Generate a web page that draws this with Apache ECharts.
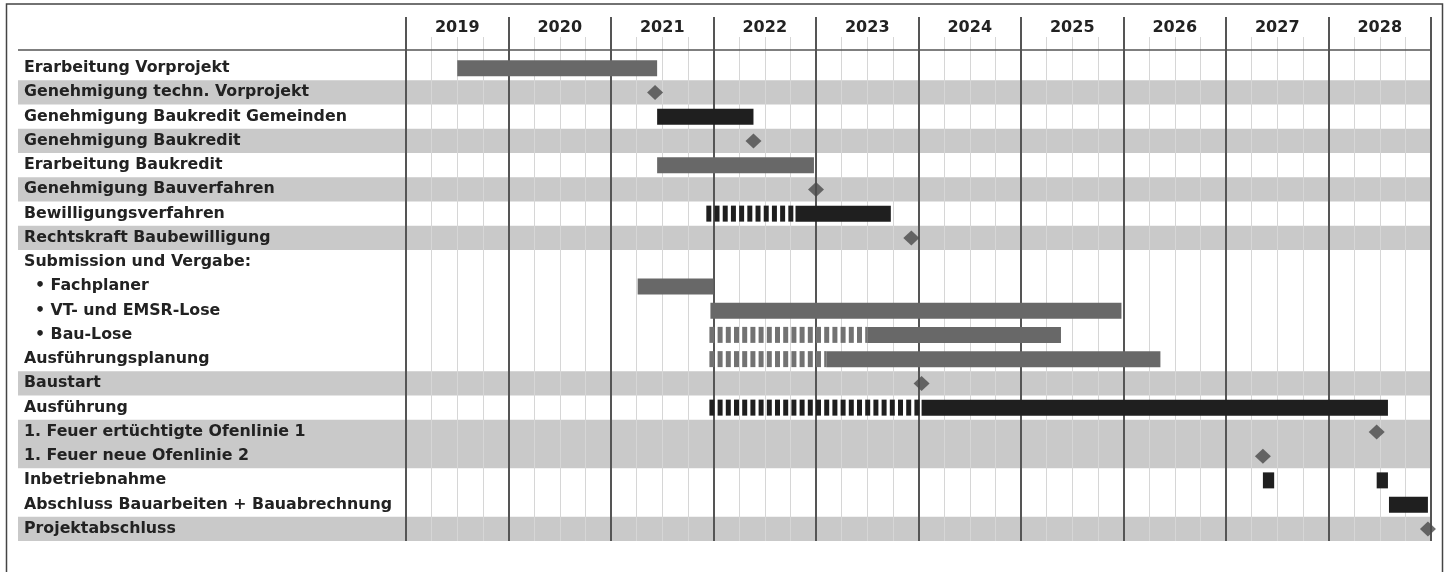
<!DOCTYPE html>
<html>
<head>
<meta charset="utf-8">
<script src="https://cdn.jsdelivr.net/npm/echarts@6/dist/echarts.min.js"></script>
<style>
html,body{margin:0;padding:0;background:#fff;}
#chart{width:1449px;height:572px;}
</style>
</head>
<body>
<div id="chart"></div>
<script>
// ---- data ----
const years = ['2019','2020','2021','2022','2023','2024','2025','2026','2027','2028'];
const rows = [
  'Erarbeitung Vorprojekt',
  'Genehmigung techn. Vorprojekt',
  'Genehmigung Baukredit Gemeinden',
  'Genehmigung Baukredit',
  'Erarbeitung Baukredit',
  'Genehmigung Bauverfahren',
  'Bewilligungsverfahren',
  'Rechtskraft Baubewilligung',
  'Submission und Vergabe:',
  '• Fachplaner',
  '• VT- und EMSR-Lose',
  '• Bau-Lose',
  'Ausführungsplanung',
  'Baustart',
  'Ausführung',
  '1. Feuer ertüchtigte Ofenlinie 1',
  '1. Feuer neue Ofenlinie 2',
  'Inbetriebnahme',
  'Abschluss Bauarbeiten + Bauabrechnung',
  'Projektabschluss'
];
const shadedRows = [1, 3, 5, 7, 13, 15, 16, 19];
// [start, end, row]
const grayBars = [
  [2019.5, 2021.45, 0],
  [2021.45, 2022.98, 4],
  [2021.26, 2022.0, 9],
  [2021.97, 2025.98, 10],
  [2023.5, 2025.39, 11],
  [2023.1, 2026.36, 12]
];
const blackBars = [
  [2021.45, 2022.39, 2],
  [2022.8, 2023.73, 6],
  [2024.03, 2028.58, 14],
  [2027.36, 2027.47, 17],
  [2028.47, 2028.58, 17],
  [2028.59, 2028.97, 18]
];
const grayHatchBars = [
  [2021.96, 2023.5, 11],
  [2021.96, 2023.1, 12]
];
const blackHatchBars = [
  [2021.93, 2022.8, 6],
  [2021.96, 2024.03, 14]
];
// [date, row]
const milestones = [
  [2021.43, 1],
  [2022.39, 3],
  [2023.0, 5],
  [2023.93, 7],
  [2024.03, 13],
  [2028.47, 15],
  [2027.36, 16],
  [2028.97, 19]
];

// ---- chart ----
const FONT = '"DejaVu Sans", "Noto Sans", sans-serif';
const chart = echarts.init(document.getElementById('chart'));

function barRenderer(color, hatched) {
  return function (params, api) {
    const s = api.coord([api.value(0), api.value(2)]);
    const e = api.coord([api.value(1), api.value(2)]);
    const h = 16;
    const y = s[1] - h / 2;
    if (!hatched) {
      return {type: 'rect', shape: {x: s[0], y: y, width: e[0] - s[0], height: h}, style: {fill: color}};
    }
    const children = [];
    const period = 8.2, sw = 5;
    for (let x = s[0]; x < e[0] - 1; x += period) {
      children.push({type: 'rect', shape: {x: x, y: y, width: Math.min(sw, e[0] - x), height: h}, style: {fill: color}});
    }
    return {type: 'group', children: children};
  };
}

function barSeries(data, color, hatched) {
  return {
    type: 'custom',
    xAxisIndex: 2, yAxisIndex: 2,
    data: data,
    encode: {x: [0, 1], y: 2},
    renderItem: barRenderer(color, hatched),
    clip: false,
    z: 3
  };
}

const option = {
  animation: false,
  backgroundColor: '#ffffff',
  grid: [
    {left: 406, right: 18, top: 17, height: 39},
    {left: 406, right: 18, top: 37, height: 19},
    {left: 406, right: 18, top: 56, bottom: 31}
  ],
  xAxis: [
    {
      gridIndex: 0, type: 'category', data: years, position: 'top',
      axisLine: {show: false}, axisTick: {show: false},
      axisLabel: {inside: true, margin: 3, fontFamily: FONT, fontWeight: 'bold', fontSize: 16, color: '#222', interval: 0},
      splitLine: {show: true, interval: 0, lineStyle: {color: '#555', width: 2}}
    },
    {
      gridIndex: 1, type: 'value', min: 2019, max: 2029, interval: 1,
      axisLine: {show: false}, axisTick: {show: false}, axisLabel: {show: false},
      splitLine: {show: false},
      minorTick: {show: false, splitNumber: 4},
      minorSplitLine: {show: true, lineStyle: {color: '#d6d6d6', width: 1}}
    },
    {
      gridIndex: 2, type: 'value', min: 2019, max: 2029, interval: 1,
      axisLine: {show: false}, axisTick: {show: false}, axisLabel: {show: false},
      splitLine: {show: true, lineStyle: {color: '#555', width: 2}},
      minorTick: {show: false, splitNumber: 4},
      minorSplitLine: {show: true, lineStyle: {color: '#d6d6d6', width: 1}}
    }
  ],
  yAxis: [
    {gridIndex: 0, type: 'value', show: false},
    {gridIndex: 1, type: 'value', show: false},
    {
      gridIndex: 2, type: 'category', data: rows, inverse: true,
      axisLine: {show: false}, axisTick: {show: false}, splitLine: {show: false},
      axisLabel: {
        interval: 0, align: 'left', margin: 382,
        fontFamily: FONT, fontWeight: 'bold', fontSize: 15.8, color: '#222',
        formatter: function (v) { return v.charAt(0) === '•' ? '\u00a0\u00a0' + v : v; }
      }
    }
  ],
  graphic: [
    {type: 'rect', shape: {x: 6.5, y: 4, width: 1436, height: 640}, style: {fill: 'none', stroke: '#444', lineWidth: 1.5}, z: 10},
    {type: 'line', shape: {x1: 18, y1: 50, x2: 1431, y2: 50}, style: {stroke: '#555', lineWidth: 1.5}, z: 10}
  ],
  series: [
    {
      type: 'custom',
      xAxisIndex: 2, yAxisIndex: 2,
      data: shadedRows.map(r => [2019, r]),
      encode: {x: 0, y: 1},
      clip: false,
      z: -1,
      silent: true,
      renderItem: function (params, api) {
        const c = api.coord([2019, api.value(1)]);
        const h = api.size([0, 1])[1];
        const cs = params.coordSys;
        return {type: 'rect', shape: {x: 18, y: c[1] - h / 2, width: cs.x + cs.width - 18, height: h}, style: {fill: '#c9c9c9'}};
      }
    },
    barSeries(grayBars, '#686868', false),
    barSeries(blackBars, '#1f1f1f', false),
    barSeries(grayHatchBars, '#727272', true),
    barSeries(blackHatchBars, '#1f1f1f', true),
    {
      type: 'scatter',
      xAxisIndex: 2, yAxisIndex: 2,
      data: milestones,
      symbol: 'diamond',
      symbolSize: [16, 15],
      itemStyle: {color: '#4a4a4a'},
      z: 4
    }
  ]
};
chart.setOption(option);
</script>
</body>
</html>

> [Short problem]: Copy all the lines of data exactly as they appear, dropping any images.

> [Solution to this exercise]:
Generate a web page that draws this with Apache ECharts.
<!DOCTYPE html>
<html>
<head>
<meta charset="utf-8">
<script src="https://cdn.jsdelivr.net/npm/echarts@6/dist/echarts.min.js"></script>
<style>
html,body{margin:0;padding:0;background:#fff;}
#chart{width:1449px;height:572px;}
</style>
</head>
<body>
<div id="chart"></div>
<script>
// ---- data ----
const years = ['2019','2020','2021','2022','2023','2024','2025','2026','2027','2028'];
const rows = [
  'Erarbeitung Vorprojekt',
  'Genehmigung techn. Vorprojekt',
  'Genehmigung Baukredit Gemeinden',
  'Genehmigung Baukredit',
  'Erarbeitung Baukredit',
  'Genehmigung Bauverfahren',
  'Bewilligungsverfahren',
  'Rechtskraft Baubewilligung',
  'Submission und Vergabe:',
  '• Fachplaner',
  '• VT- und EMSR-Lose',
  '• Bau-Lose',
  'Ausführungsplanung',
  'Baustart',
  'Ausführung',
  '1. Feuer ertüchtigte Ofenlinie 1',
  '1. Feuer neue Ofenlinie 2',
  'Inbetriebnahme',
  'Abschluss Bauarbeiten + Bauabrechnung',
  'Projektabschluss'
];
const shadedRows = [1, 3, 5, 7, 13, 15, 16, 19];
// [start, end, row]
const grayBars = [
  [2019.5, 2021.45, 0],
  [2021.45, 2022.98, 4],
  [2021.26, 2022.0, 9],
  [2021.97, 2025.98, 10],
  [2023.5, 2025.39, 11],
  [2023.1, 2026.36, 12]
];
const blackBars = [
  [2021.45, 2022.39, 2],
  [2022.8, 2023.73, 6],
  [2024.03, 2028.58, 14],
  [2027.36, 2027.47, 17],
  [2028.47, 2028.58, 17],
  [2028.59, 2028.97, 18]
];
const grayHatchBars = [
  [2021.96, 2023.5, 11],
  [2021.96, 2023.1, 12]
];
const blackHatchBars = [
  [2021.93, 2022.8, 6],
  [2021.96, 2024.03, 14]
];
// [date, row]
const milestones = [
  [2021.43, 1],
  [2022.39, 3],
  [2023.0, 5],
  [2023.93, 7],
  [2024.03, 13],
  [2028.47, 15],
  [2027.36, 16],
  [2028.97, 19]
];

// ---- chart ----
const FONT = '"DejaVu Sans", "Noto Sans", sans-serif';
const chart = echarts.init(document.getElementById('chart'));

function barRenderer(color, hatched) {
  return function (params, api) {
    const s = api.coord([api.value(0), api.value(2)]);
    const e = api.coord([api.value(1), api.value(2)]);
    const h = 16;
    const y = s[1] - h / 2;
    if (!hatched) {
      return {type: 'rect', shape: {x: s[0], y: y, width: e[0] - s[0], height: h}, style: {fill: color}};
    }
    const children = [];
    const period = 8.2, sw = 5;
    for (let x = s[0]; x < e[0] - 1; x += period) {
      children.push({type: 'rect', shape: {x: x, y: y, width: Math.min(sw, e[0] - x), height: h}, style: {fill: color}});
    }
    return {type: 'group', children: children};
  };
}

function barSeries(data, color, hatched) {
  return {
    type: 'custom',
    xAxisIndex: 2, yAxisIndex: 2,
    data: data,
    encode: {x: [0, 1], y: 2},
    renderItem: barRenderer(color, hatched),
    clip: false,
    z: 3
  };
}

const option = {
  animation: false,
  backgroundColor: '#ffffff',
  grid: [
    {left: 406, right: 18, top: 17, height: 39},
    {left: 406, right: 18, top: 37, height: 19},
    {left: 406, right: 18, top: 56, bottom: 31}
  ],
  xAxis: [
    {
      gridIndex: 0, type: 'category', data: years, position: 'top',
      axisLine: {show: false}, axisTick: {show: false},
      axisLabel: {inside: true, margin: 3, fontFamily: FONT, fontWeight: 'bold', fontSize: 16, color: '#222', interval: 0},
      splitLine: {show: true, interval: 0, lineStyle: {color: '#555', width: 2}}
    },
    {
      gridIndex: 1, type: 'value', min: 2019, max: 2029, interval: 1,
      axisLine: {show: false}, axisTick: {show: false}, axisLabel: {show: false},
      splitLine: {show: false},
      minorTick: {show: false, splitNumber: 4},
      minorSplitLine: {show: true, lineStyle: {color: '#d6d6d6', width: 1}}
    },
    {
      gridIndex: 2, type: 'value', min: 2019, max: 2029, interval: 1,
      axisLine: {show: false}, axisTick: {show: false}, axisLabel: {show: false},
      splitLine: {show: true, lineStyle: {color: '#555', width: 2}},
      minorTick: {show: false, splitNumber: 4},
      minorSplitLine: {show: true, lineStyle: {color: '#d6d6d6', width: 1}}
    }
  ],
  yAxis: [
    {gridIndex: 0, type: 'value', show: false},
    {gridIndex: 1, type: 'value', show: false},
    {
      gridIndex: 2, type: 'category', data: rows, inverse: true,
      axisLine: {show: false}, axisTick: {show: false}, splitLine: {show: false},
      axisLabel: {
        interval: 0, align: 'left', margin: 382,
        fontFamily: FONT, fontWeight: 'bold', fontSize: 15.8, color: '#222',
        formatter: function (v) { return v.charAt(0) === '•' ? '\u00a0\u00a0' + v : v; }
      }
    }
  ],
  graphic: [
    {type: 'rect', shape: {x: 6.5, y: 4, width: 1436, height: 640}, style: {fill: 'none', stroke: '#444', lineWidth: 1.5}, z: 10},
    {type: 'line', shape: {x1: 18, y1: 50, x2: 1431, y2: 50}, style: {stroke: '#555', lineWidth: 1.5}, z: 10}
  ],
  series: [
    {
      type: 'custom',
      xAxisIndex: 2, yAxisIndex: 2,
      data: shadedRows.map(r => [2019, r]),
      encode: {x: 0, y: 1},
      clip: false,
      z: -1,
      silent: true,
      renderItem: function (params, api) {
        const c = api.coord([2019, api.value(1)]);
        const h = api.size([0, 1])[1];
        const cs = params.coordSys;
        return {type: 'rect', shape: {x: 18, y: c[1] - h / 2, width: cs.x + cs.width - 18, height: h}, style: {fill: '#c9c9c9'}};
      }
    },
    barSeries(grayBars, '#686868', false),
    barSeries(blackBars, '#1f1f1f', false),
    barSeries(grayHatchBars, '#727272', true),
    barSeries(blackHatchBars, '#1f1f1f', true),
    {
      type: 'scatter',
      xAxisIndex: 2, yAxisIndex: 2,
      data: milestones,
      symbol: 'diamond',
      symbolSize: [16, 15],
      itemStyle: {color: '#4a4a4a'},
      z: 4
    }
  ]
};
chart.setOption(option);
</script>
</body>
</html>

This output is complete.